Superior Court of Delaware

November 14, 2013

Ismael Torres, Jr.
Sussex County Council and the Unemployment Insurance Appeal Board

Date Submitted: July 30, 2013

Dear Counsel:

This is my decision on Ismael Torres's appeal of the Unemployment Insurance Appeal Board's denial of his claim for unemployment benefits. Torres was employed by Sussex County as a Deputy Sheriff. Torres's primary job was to serve legal papers for the Sussex County Courts. Torres used a County vehicle to do his job. Torres's vehicle was equipped with a personal computer that he used to log his daily activities. Torres would record, among other things, when and where he served legal papers. Torres's vehicle was also equipped with a GPS device that automatically recorded his vehicle's location, speed, odometer values, and when the vehicle's motor was turned on or off. The County equipped approximately 40 of its vehicles with GPS devices. These vehicles were mostly used by employees whose jobs required them to spend a large amount of their work day on the road.

Torres attended a County Council meeting while on duty on March 27, 2012. County policy provides that the Deputy Sheriffs are not to attend County Council meetings while on duty unless they are there on official business. Torres was not at the meeting on official business. However, when Torres submitted his weekly overtime report it included the time he spent at the County Council meeting on March 27, 2012. This prompted the County to investigate Torres's overtime reports. The investigation compared Torres's daily logs to his vehicle's GPS data. This comparison showed that Torres was not working when he claimed to be and that he was inflating his overtime. The County then terminated Torres. Torres then filed a claim for unemployment benefits.


Todd Lawson, Hal Godwin, Karen Brewington and Chris Ransom submitted testimony to the Board for the County.[1] Lawson is the County Administrator. Godwin is the Deputy County Administrator. Brewington is the Director of Human Resources for the County. Ransom works for Network Fleet, a designer and manufacturer of GPS hardware and software and the provider of GPS services to the County. Jeffrey Christopher is the County Sheriff. Christopher submitted testimony to the Appeals Referee for Torres. Torres also submitted testimony to the Appeals Referee.

Lawson testified about the County's fleet of vehicles, the GPS system, the County Council meeting on March 27, Brewington's investigation of Torres's overtime reports, and the County's testing of the GPS device in Torres's vehicle before it terminated Torres. The County has approximately 40 vehicles that are equipped with GPS devices. The County Council decided to install GPS devices in those vehicles used by County employees who spent a significant portion of their work day on the road. This allowed the County to monitor the activities of those employees. The GPS system is provided by Network Fleet, a subsidiary of Verizon. This matter began when Lawson received a request for overtime compensation from Torres for attending the County Council meeting on March 27. The subject of the meeting was the Sheriff's Office. The County Council and the Sheriff were apparently at odds over the Sheriff's proper duties. Lawson thought that Torres's request for overtime was odd because Torres was not at the meeting on official business and thus should not have been compensated for the time he spent there. This prompted Lawson to direct Brewington to investigate Torres's overtime reports. Brewington's investigation disclosed that Torres was inflating his overtime. Lawson directed Godwin to test Torres's GPS device to see if it was working properly. Godwin's test concluded that it was working properly. Lawson then terminated Torres.

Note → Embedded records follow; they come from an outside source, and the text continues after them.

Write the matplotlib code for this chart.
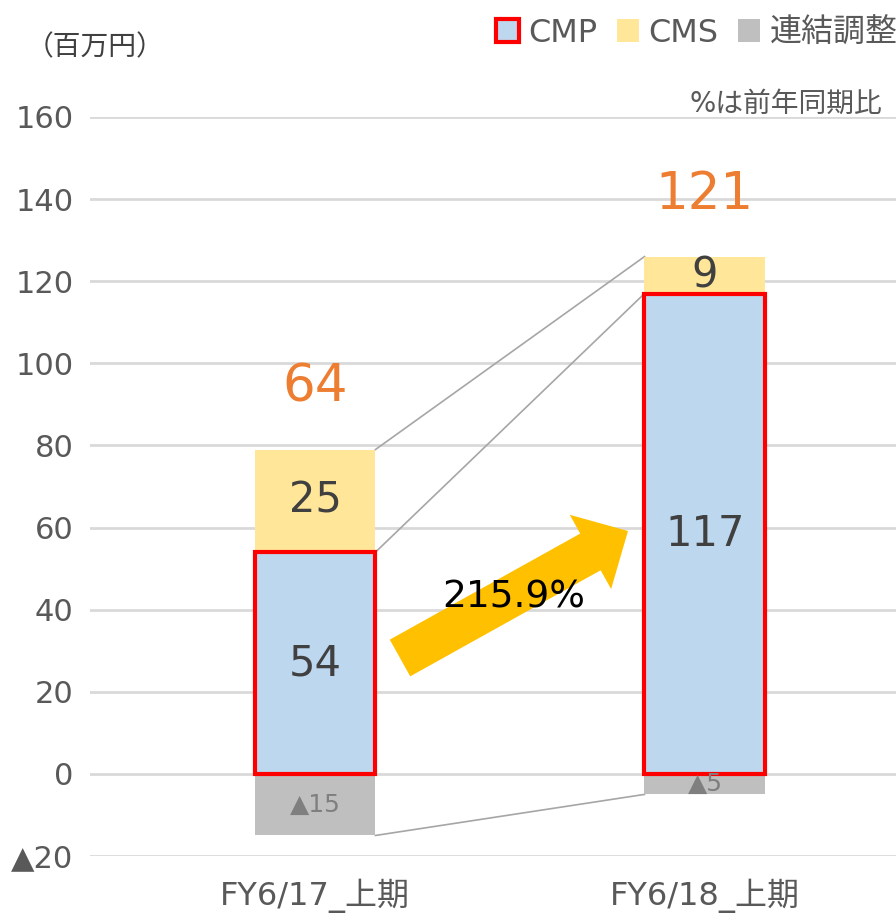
import matplotlib
matplotlib.use("Agg")
import matplotlib.pyplot as plt
from matplotlib.patches import FancyArrow, Patch
import numpy as np

plt.rcParams['font.family'] = ['DejaVu Sans', 'Noto Sans CJK JP']

categories = ["FY6/17_上期", "FY6/18_上期"]
cmp_vals = [54, 117]
cms_vals = [25, 9]
adj_vals = [-15, -5]
totals = [64, 121]
growth_label = "215.9%"
yticks = [-20, 0, 20, 40, 60, 80, 100, 120, 140, 160]
ytick_labels = ["▲20", "0", "20", "40", "60", "80", "100", "120", "140", "160"]

C_CMP = "#BDD7EE"
C_CMS = "#FFE699"
C_ADJ = "#BFBFBF"
C_RED = "#FF0000"
C_TXT = "#595959"

fig = plt.figure(figsize=(8.96, 9.14), dpi=100)
ax = fig.add_axes([90/896, 58/914, 806/896, 739/914])

x = np.arange(len(categories))
w = 0.31

ax.bar(x, adj_vals, w, color=C_ADJ, zorder=2)
ax.bar(x, cms_vals, w, bottom=cmp_vals, color=C_CMS, zorder=2)
ax.bar(x, cmp_vals, w, color=C_CMP, edgecolor=C_RED, linewidth=3, zorder=3)

# connector lines
tops = [c + s for c, s in zip(cmp_vals, cms_vals)]
for a in [tops, cmp_vals, adj_vals]:
    ax.plot([x[0] + w/2, x[1] - w/2], [a[0], a[1]], color="#A6A6A6", lw=1.2, zorder=1)

# labels
for i in range(len(x)):
    ax.text(x[i], cmp_vals[i] / 2, str(cmp_vals[i]), ha="center", va="center",
            fontsize=30, color="#404040", zorder=5)
    ax.text(x[i], cmp_vals[i] + cms_vals[i] / 2, str(cms_vals[i]), ha="center", va="center",
            fontsize=30, color="#404040", zorder=5)
    ax.text(x[i], adj_vals[i] / 2, "▲" + str(abs(adj_vals[i])), ha="center", va="center",
            fontsize=18, color="#7F7F7F", zorder=5)
    ax.text(x[i], tops[i] + 15.0, str(totals[i]), ha="center", va="center",
            fontsize=37, color="#ED7D31", zorder=5)

ax.set_xlim(-0.577, 1.49)
ax.set_ylim(-20, 160)
ax.set_yticks(yticks)
ax.set_yticklabels(ytick_labels)
ax.set_xticks(x)
ax.set_xticklabels(categories)
ax.tick_params(axis="y", length=0, labelsize=22, labelcolor=C_TXT, pad=12)
ax.tick_params(axis="x", length=0, labelsize=23, labelcolor=C_TXT, pad=16)
ax.yaxis.grid(True, color="#D9D9D9", lw=2)
ax.set_axisbelow(True)
for s in ax.spines.values():
    s.set_visible(False)

# growth arrow (annotation)
arr = FancyArrow(4.00, 2.56, 2.28, 1.27, width=0.42, head_width=0.85,
                 head_length=0.43, length_includes_head=True, color="#FFC000",
                 transform=fig.dpi_scale_trans, zorder=4, lw=0)
fig.patches.append(arr)
fig.text(514/896, 1 - 598/914, growth_label, ha="center", va="center",
         fontsize=27, color="black", zorder=10)

fig.text(95/896, 1 - 47/914, "（百万円）", ha="center", va="center",
         fontsize=20, color="#404040")
fig.text(882/896, 1 - 104/914, "%は前年同期比", ha="right", va="center",
         fontsize=20, color=C_TXT)

handles = [Patch(facecolor=C_CMP, edgecolor=C_RED, lw=3),
           Patch(facecolor=C_CMS, edgecolor="none"),
           Patch(facecolor=C_ADJ, edgecolor="none")]
fig.legend(handles, ["CMP", "CMS", "連結調整"], loc="upper right",
           bbox_to_anchor=(1.034, 1.012), ncol=3, frameon=False, fontsize=23,
           labelcolor=C_TXT, handlelength=0.7, handleheight=0.7,
           handletextpad=0.3, columnspacing=0.6)

fig.savefig("out.png", dpi=100)
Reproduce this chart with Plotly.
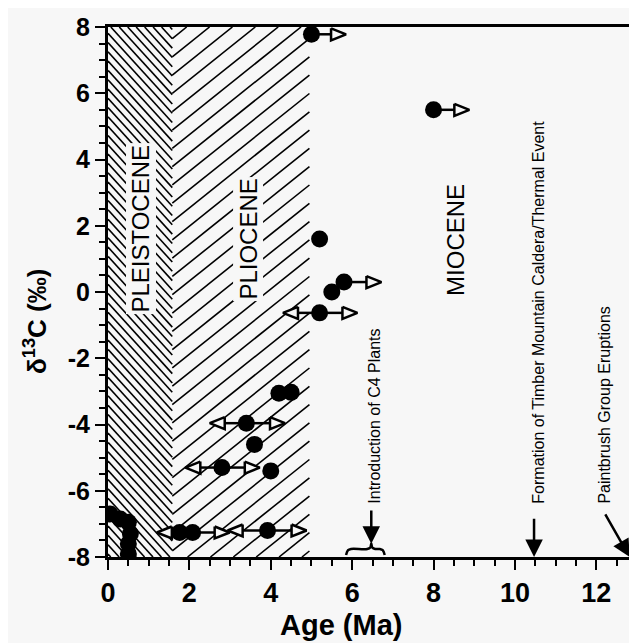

Brewington testified about her investigation of Torres's overtime reports. Brewington examined Torres's reports for the time period from February 27, 2012 to April 27, 2012. Brewington compared Torres's daily log sheets and overtime reports to the GPS reports. Brewington found conflicts and other problems for eight of the days over the two month period of time. For example, in a number of instances, Torres's logs showed that he was out serving papers when the GPS reports showed that his car was still in his driveway at home. The GPS reports also showed that Torres's car had spent a substantial amount of time idling at his home and other locations where his relatives and friends were either living or working. Brewington also testified that the Deputy Sheriff who took Torres's vehicle after he was terminated did not have any problems with the GPS device in it and that the County did not have any other vehicles with problems with their GPS devices or batteries or alternators. Brewington's investigation also discovered that Torres had received over $6, 000 in overtime, which was substantially more than every other deputy, and that he had wrongly claimed $785 in overtime.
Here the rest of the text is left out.